Exhibit 3(ii). Bylaws.
A new Section 11 was added to the Bylaws, as set forth below, and the remaining numbered paragraphs of the Bylaws were renumbered accordingly:
11. A shareholder must provide written notice of any proposal to be submitted at an annual meeting and such notice must be delivered to the Secretary of the Company so as to be received at the Company’s principal executive offices not less than 120 days in advance of the date of the Company’s proxy statement released to its shareholders in connection with the previous year’s annual meeting of shareholders, except that if no annual meeting was held in the previous year or the date of the annual meeting has been changed by more than 30 days from the date contemplated at the time of the previous year’s proxy statement, such notice must be so received a reasonable time before the solicitation is made. Each such notice shall set forth as to each matter the shareholder proposes to bring before the annual meeting (a) a brief description of the business desired to be brought before the annual meeting and the reasons for conducting such business at the annual meeting; (b) the name and address of the shareholder proposing such business; (c) the number of share of the corporation which are beneficially owned by the shareholder; (d) any material interest of the shareholder in such business; and (e) such other information regarding such business as would be required to be included in a proxy statement filed pursuant to the proxy rules of the Securities and Exchange Commission had the matter been proposed by the Company’s Board of Directors. Notwithstanding anything in these Bylaws to the contrary, no business shall be considered properly brought before an annual meeting by a shareholder unless it is brought in accordance with the procedures set forth in this Section.
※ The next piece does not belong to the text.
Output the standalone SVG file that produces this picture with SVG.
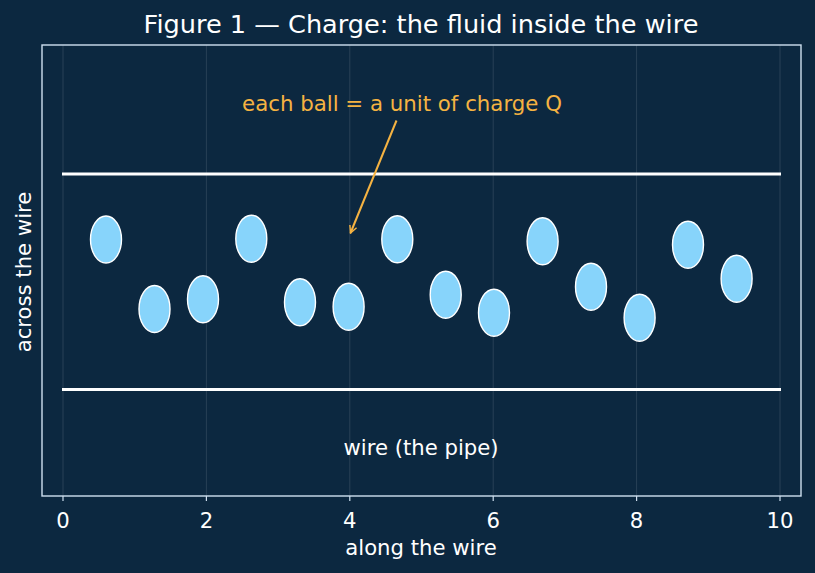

Further, existing Section 22 of the Bylaws, which currently reads as follows:
Special meetings of the Board may be called by the President on three (3) days’ notice to each director, either personally or by mail, telegram or facsimile; special meetings shall be called by the President or Secretary in like manner and on like notice, on the written request of two (2) or more directors.
was replaced in its entirety with the following:
Special meetings of the Board may be called by the President on twenty-four (24) hours’ notice to each director, either personally or by mail, telegram or facsimile, telephone, electronic mail, electronic posting, any other form of electronic communication or any other appropriate means of communication; special meetings shall be called by the President or Secretary in like manner and on like notice, on the written request of two (2) or more directors. Notice of any meeting of the Board of may be waived by any director either before, at, or after such meeting orally or in a writing signed by such director. A director, by his or her attendance at any meeting of the Board, shall be deemed to have waived notice of such meeting, except where the director objects at the beginning of the meeting to the transaction of business because the meeting is not lawfully called or convened and does not participate thereafter in the meeting.